Marital property is any property and assets acquired by at least one spouse during the course of a marriage. Generally, exceptions apply for gifts and inheritances. In a divorce proceeding, the court looks at both marital property and separate property to decide who gets to keep what once the marriage is dissolved. How marital property is defined in a divorce often differs by state.
A certified divorce financial analyst (CDFA) is a trained financial professional who can help you navigate the division of assets in a divorce, as well as other financial matters. They often work with your divorce lawyer and usually have work experience in financial planning, accounting, or divorce law.
A dependent is a person for whom you provide financial support during the tax year. The IRS generally considers qualifying children and qualifying relatives as dependents, but the individual must pass a series of tests to be claimed on your tax return. If the person qualifies, adding a dependent to your tax return can qualify you for several tax credits and tax deductions, saving you money.
Child support is a series of payments made by one parent or legal guardian to the other, in order to help cover the costs of raising a child. It is most common in cases of divorce or separation. Generally, to receive child support, you need to apply for it through state courts.
In the event of divorce, a qualified domestic relations order (QDRO) assigns interest in a retirement plan to a former spouse or other dependent, allowing more than one person to receive benefits from a retirement plan. It must be court ordered.

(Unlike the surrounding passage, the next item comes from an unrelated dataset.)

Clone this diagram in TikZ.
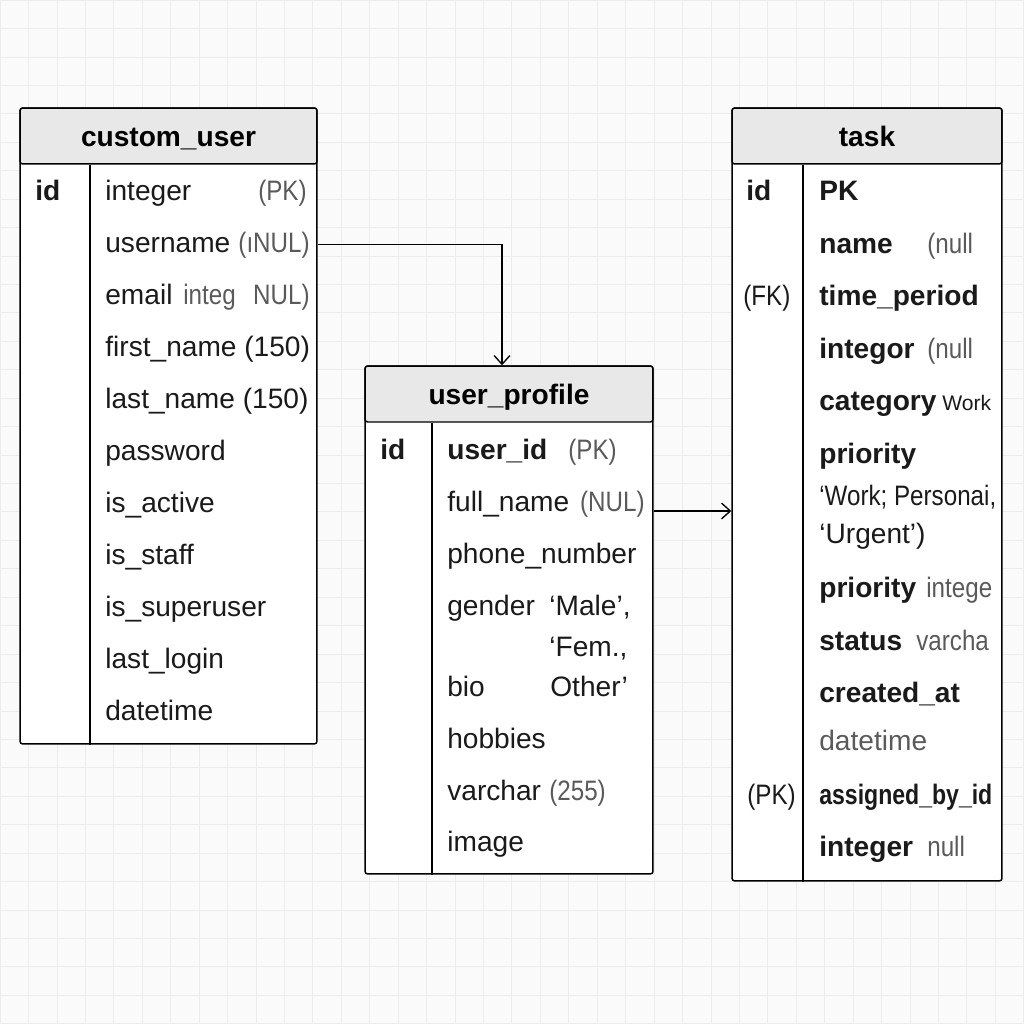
\documentclass[tikz,border=0pt]{standalone}
\usepackage{fontspec}
\setmainfont{Liberation Sans}
\newfontfamily\narrowfont[FakeStretch = 0.86]{Liberation Sans}
\usepackage{graphicx}
\usetikzlibrary{arrows.meta}
\definecolor{bgpaper}{HTML}{FAFAFA}
\definecolor{gridline}{HTML}{ECECEC}
\definecolor{headfill}{HTML}{E8E8E8}
\definecolor{rowink}{HTML}{1A1A1A}
\definecolor{softink}{HTML}{5A5A5A}
\tikzset{
  tablebox/.style = {draw, line width = 0.85pt, fill = white, rounded corners = 1.5pt, inner sep = 0pt},
  tablehead/.style = {tablebox, fill = headfill, minimum height = 1.12cm,
    text height = 12pt, text depth = 0pt, font = \fontsize{16}{19}\selectfont\bfseries},
  rowtext/.style = {anchor = base west, inner sep = 0pt, text = rowink, font = \fontsize{16}{19}\selectfont},
  keytext/.style = {rowtext, font = \fontsize{16}{19}\selectfont\bfseries},
  narrowtext/.style = {rowtext, font = \fontsize{16}{19}\narrowfont},
  softtext/.style = {narrowtext, text = softink},
  link/.style = {line width = 0.75pt, -{Straight Barb[length = 5pt, width = 9pt]}}
}

\begin{document}
\begin{tikzpicture}[x = 0.02cm, y = -0.02cm]
  % paper and grid
  \useasboundingbox (0, 0) rectangle (1024, 1024);
  \fill[bgpaper] (0, 0) rectangle (1024, 1024);
  \draw[gridline, line width = 0.4pt, step = 0.5688cm] (0, 0) grid (1024, 1024);

  % custom_user table
  \node[tablebox, minimum width = 5.94cm, minimum height = 12.72cm] (cu) at (168.5, 426) {};
  \node[tablehead, minimum width = 5.94cm] (cu-head) at (168.5, 136) {custom\_user};
  \draw[line width = 0.85pt] (90, 0 |- cu-head.south) -- (90, 0 |- cu.south);
  \node[keytext] (cu-id) at (35, 200) {id};
  \foreach \txt [count = \i] in {integer, username, email, first\_name (150),
    last\_name (150), password, is\_active, is\_staff, is\_superuser, last\_login, datetime}{
    \node[rowtext] (cu-\i) at (105, 148 + 52*\i) {\txt};
  }
  \node[softtext, anchor = base east] (cu-pk) at (307, 200) {(PK)};
  \node[softtext, anchor = base east] (cu-nul) at (310, 252) {(ıNUL)};
  \node[softtext] (cu-integ) at (183, 304) {integ};
  \node[softtext, anchor = base east] (cu-nul2) at (310, 304) {NUL)};

  % user_profile table
  \node[tablebox, minimum width = 5.76cm, minimum height = 10.16cm] (up) at (509, 620) {};
  \node[tablehead, minimum width = 5.76cm] (up-head) at (509, 394) {user\_profile};
  \draw[line width = 0.85pt] (432, 0 |- up-head.south) -- (432, 0 |- up.south);
  \node[keytext] (up-id) at (380, 459) {id};
  \foreach \y/\txt/\sty [count = \i] in {459/user\_id/keytext, 511/full\_name/rowtext,
    563/phone\_number/rowtext, 615/gender/rowtext, 696/bio/rowtext, 748/hobbies/rowtext,
    800/varchar/rowtext, 851/image/rowtext}{
    \node[\sty] (up-\i) at (447, \y) {\txt};
  }
  \node[softtext] (up-pk) at (568, 459) {(PK)};
  \node[softtext, anchor = base east] (up-nul) at (645, 511) {(NUL)};
  \node[rowtext] (up-male) at (549, 615) {‘Male’,};
  \node[rowtext] (up-fem) at (549, 656) {‘Fem.,};
  \node[rowtext] (up-other) at (550, 696) {Other’};
  \node[softtext] (up-len) at (549, 800) {(255)};

  % task table
  \node[tablebox, minimum width = 5.4cm, minimum height = 15.46cm] (tk) at (867, 494.5) {};
  \node[tablehead, minimum width = 5.4cm] (tk-head) at (867, 136) {task};
  \draw[line width = 0.85pt] (803, 0 |- tk-head.south) -- (803, 0 |- tk.south);
  \node[keytext] (tk-id) at (746, 200) {id};
  \node[narrowtext] (tk-fk) at (743, 305) {(FK)};
  \node[narrowtext] (tk-pk) at (747, 804) {(PK)};
  \foreach \y/\txt/\sty [count = \i] in {200/PK/keytext, 253/name/keytext,
    305/time\_period/keytext, 358/integor/keytext, 410/category/keytext,
    463/priority/keytext, 505/{‘Work; Personai,}/narrowtext,
    543/‘Urgent’)/rowtext, 597/priority/keytext, 650/status/keytext,
    702/created\_at/keytext, 750/{\textcolor{softink}{datetime}}/rowtext,
    804/{\scalebox{0.82}[1]{assigned\_by\_id}}/keytext, 856/integer/keytext}{
    \node[\sty] (tk-\i) at (819, \y) {\txt};
  }
  \node[softtext] (tk-null1) at (927, 253) {(null};
  \node[softtext] (tk-null2) at (927, 358) {(null};
  \node[rowtext, font = \fontsize{12}{14}\selectfont] (tk-work) at (942, 410) {Work};
  \node[softtext] (tk-intege) at (926, 597) {intege};
  \node[softtext] (tk-varcha) at (916, 650) {varcha};
  \node[softtext] (tk-null3) at (927, 856) {null};

  % relations
  \draw[link] (cu.east |- cu-2.center) -| ([xshift = -0.14cm]up.north);
  \draw[link] (up.east |- up-2.base) -- (tk.west |- up-2.base);
\end{tikzpicture}
\end{document}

The details of a QDRO will depend on the type of retirement plan, the type of benefits afforded under the plan, and the reasons for the division.
Legal separation does not end a marriage legally, but gives spouses the ability to live separately while still maintaining some marriage benefits, such as health insurance. It occurs when a married couple stops living together and follows certain rules as set out by the spouses in a voluntary, written agreement that is usually filed in court.
Common law property refers to how ownership of property acquired during a marriage is determined. It asserts that each spouse is an individual entitled to sole ownership of certain items, and often comes into play in divorce cases. Common-law property is often contrasted with community property, which follows different ownership rules.
Community property is a type of joint ownership of assets between a married couple. While it depends on the state you live in, it generally means all assets purchased or acquired by a couple during their marriage are owned equally by them.
Mediation in divorce is the process of meeting with a third-party professional so you and your spouse can resolve issues and reach a mutual agreement concerning the division of assets, minor children, spousal support, and more. It’s an alternative method to a divorce that is settled in court, and is often the more affordable option.
A contested divorce is one in which two spouses can't agree on one or more critical factors in their divorce, so a court must get involved to help resolve the issues. These factors can include division of property, child support, and alimony. Contested divorces can be lengthy and expensive.
An uncontested divorce is one in which spouses have reached an agreement that they want to end their marriage and have determined logistics among themselves. In this situation, they’ve resolved all outstanding issues between them involving children if they have any, marital property, and marital debts.
A financial affidavit is a sworn and notarized statement of your assets, income, expenses and debts that you must share with your spouse and the court in order to finalize a divorce.